**WHAT YOU ARE ASKED TO DO:**
Of the lines listed below, how many contain the string "this"? Answer with the number alone.

**SUPPLIED INFORMATION:**
- - -

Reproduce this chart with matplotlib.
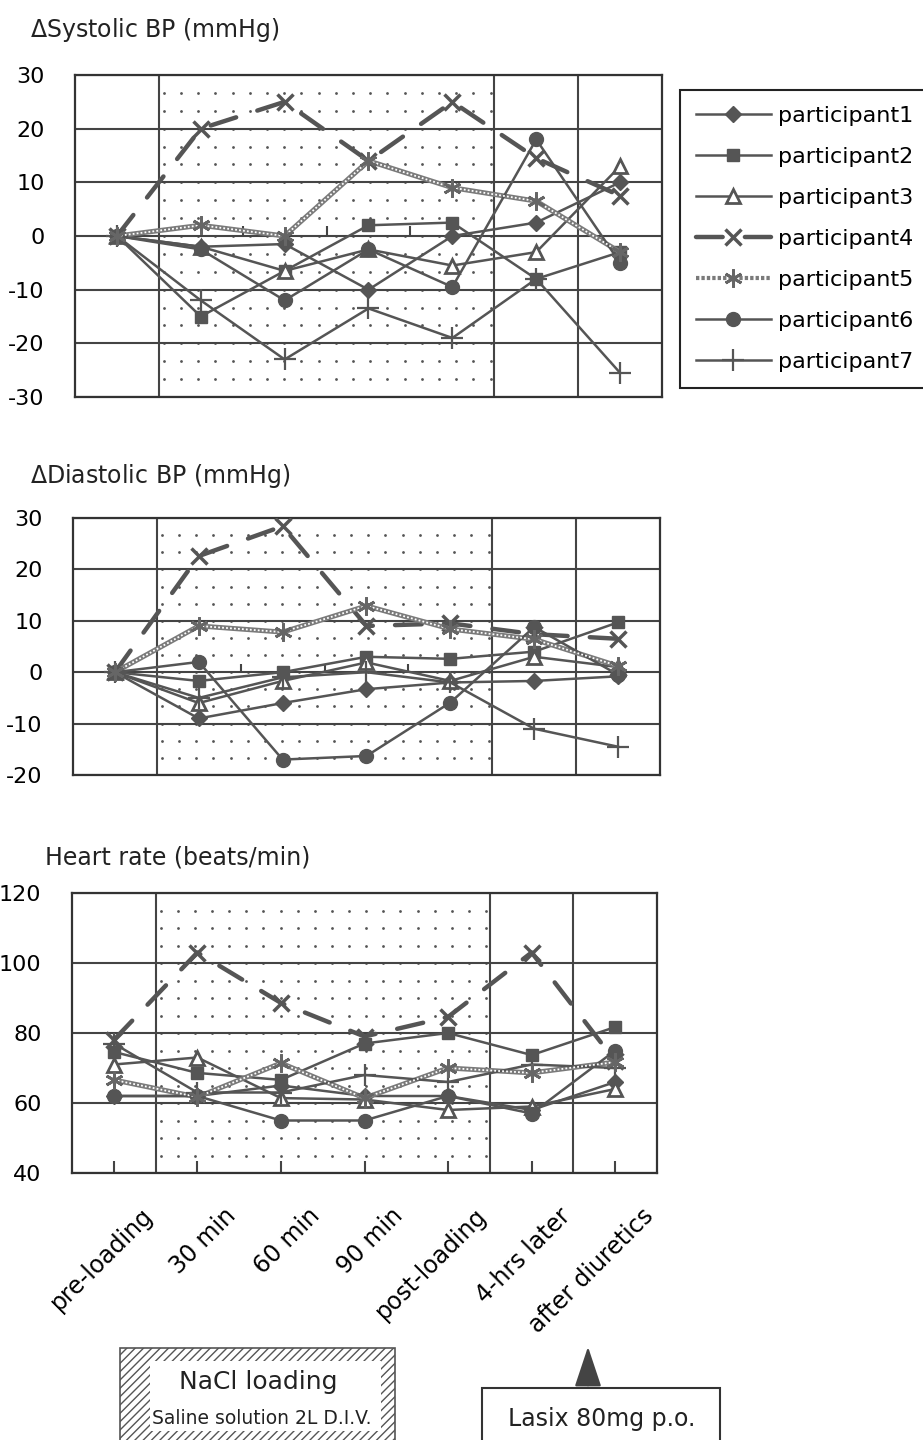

- - -

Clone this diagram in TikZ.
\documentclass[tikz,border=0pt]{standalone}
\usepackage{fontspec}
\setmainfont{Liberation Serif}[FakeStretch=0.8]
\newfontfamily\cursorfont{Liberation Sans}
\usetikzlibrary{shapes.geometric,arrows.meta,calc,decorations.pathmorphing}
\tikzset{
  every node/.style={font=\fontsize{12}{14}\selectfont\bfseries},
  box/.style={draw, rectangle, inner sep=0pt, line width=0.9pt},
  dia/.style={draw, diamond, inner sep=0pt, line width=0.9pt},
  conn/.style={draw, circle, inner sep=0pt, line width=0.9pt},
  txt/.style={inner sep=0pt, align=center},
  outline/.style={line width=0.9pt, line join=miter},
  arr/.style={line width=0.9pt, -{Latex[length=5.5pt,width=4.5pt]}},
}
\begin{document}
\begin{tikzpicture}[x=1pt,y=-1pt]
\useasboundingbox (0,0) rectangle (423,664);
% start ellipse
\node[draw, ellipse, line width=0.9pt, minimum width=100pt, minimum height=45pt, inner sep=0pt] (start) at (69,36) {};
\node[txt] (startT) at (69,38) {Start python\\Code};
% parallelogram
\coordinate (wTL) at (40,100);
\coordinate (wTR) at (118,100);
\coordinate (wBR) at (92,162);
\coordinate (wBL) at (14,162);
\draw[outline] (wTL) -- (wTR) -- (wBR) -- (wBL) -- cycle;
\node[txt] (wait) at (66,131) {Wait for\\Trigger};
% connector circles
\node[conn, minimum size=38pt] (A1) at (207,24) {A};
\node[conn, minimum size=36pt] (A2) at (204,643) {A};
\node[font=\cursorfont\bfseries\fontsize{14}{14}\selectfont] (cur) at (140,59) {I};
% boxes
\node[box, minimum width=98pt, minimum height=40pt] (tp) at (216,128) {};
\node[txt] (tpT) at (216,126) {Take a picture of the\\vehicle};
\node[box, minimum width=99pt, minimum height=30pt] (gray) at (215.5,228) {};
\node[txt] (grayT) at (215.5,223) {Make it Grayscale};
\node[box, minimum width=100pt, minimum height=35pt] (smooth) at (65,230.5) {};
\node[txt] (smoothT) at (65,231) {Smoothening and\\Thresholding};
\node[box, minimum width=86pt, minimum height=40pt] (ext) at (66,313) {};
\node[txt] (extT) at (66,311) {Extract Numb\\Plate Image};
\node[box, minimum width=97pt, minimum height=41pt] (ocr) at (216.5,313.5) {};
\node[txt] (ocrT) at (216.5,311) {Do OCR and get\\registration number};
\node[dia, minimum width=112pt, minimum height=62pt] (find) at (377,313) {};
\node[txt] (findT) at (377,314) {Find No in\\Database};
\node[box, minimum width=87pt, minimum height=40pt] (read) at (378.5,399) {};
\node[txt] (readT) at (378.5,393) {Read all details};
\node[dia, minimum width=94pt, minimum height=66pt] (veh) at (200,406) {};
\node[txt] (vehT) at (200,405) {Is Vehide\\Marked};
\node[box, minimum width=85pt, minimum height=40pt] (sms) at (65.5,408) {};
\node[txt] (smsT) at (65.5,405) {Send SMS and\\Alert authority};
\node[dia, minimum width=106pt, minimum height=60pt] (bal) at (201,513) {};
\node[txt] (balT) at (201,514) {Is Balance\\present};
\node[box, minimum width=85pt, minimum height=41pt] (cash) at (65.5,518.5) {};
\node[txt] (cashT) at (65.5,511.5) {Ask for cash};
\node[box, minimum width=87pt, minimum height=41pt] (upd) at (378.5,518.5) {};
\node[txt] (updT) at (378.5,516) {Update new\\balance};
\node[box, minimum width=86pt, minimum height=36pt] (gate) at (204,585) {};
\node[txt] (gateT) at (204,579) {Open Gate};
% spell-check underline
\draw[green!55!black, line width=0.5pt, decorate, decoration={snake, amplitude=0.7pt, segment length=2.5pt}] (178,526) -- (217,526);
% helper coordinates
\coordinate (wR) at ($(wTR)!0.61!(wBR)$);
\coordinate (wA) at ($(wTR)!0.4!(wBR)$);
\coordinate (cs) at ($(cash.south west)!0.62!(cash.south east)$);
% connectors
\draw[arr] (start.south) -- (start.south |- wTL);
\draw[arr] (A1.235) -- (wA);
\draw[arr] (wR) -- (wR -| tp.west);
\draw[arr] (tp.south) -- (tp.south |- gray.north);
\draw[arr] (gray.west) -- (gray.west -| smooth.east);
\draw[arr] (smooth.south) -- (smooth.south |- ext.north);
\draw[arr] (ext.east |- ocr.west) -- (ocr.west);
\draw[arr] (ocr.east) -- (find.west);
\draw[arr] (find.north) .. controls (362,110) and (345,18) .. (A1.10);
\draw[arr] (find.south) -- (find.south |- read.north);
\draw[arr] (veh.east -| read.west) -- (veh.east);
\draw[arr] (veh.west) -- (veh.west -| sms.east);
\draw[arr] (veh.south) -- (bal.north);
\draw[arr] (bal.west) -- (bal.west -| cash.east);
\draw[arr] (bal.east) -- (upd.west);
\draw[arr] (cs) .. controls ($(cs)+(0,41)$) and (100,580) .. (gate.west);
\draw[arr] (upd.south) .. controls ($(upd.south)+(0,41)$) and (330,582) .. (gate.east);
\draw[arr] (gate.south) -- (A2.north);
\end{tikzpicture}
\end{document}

- - -

**THE COMPLETED TASK:**
2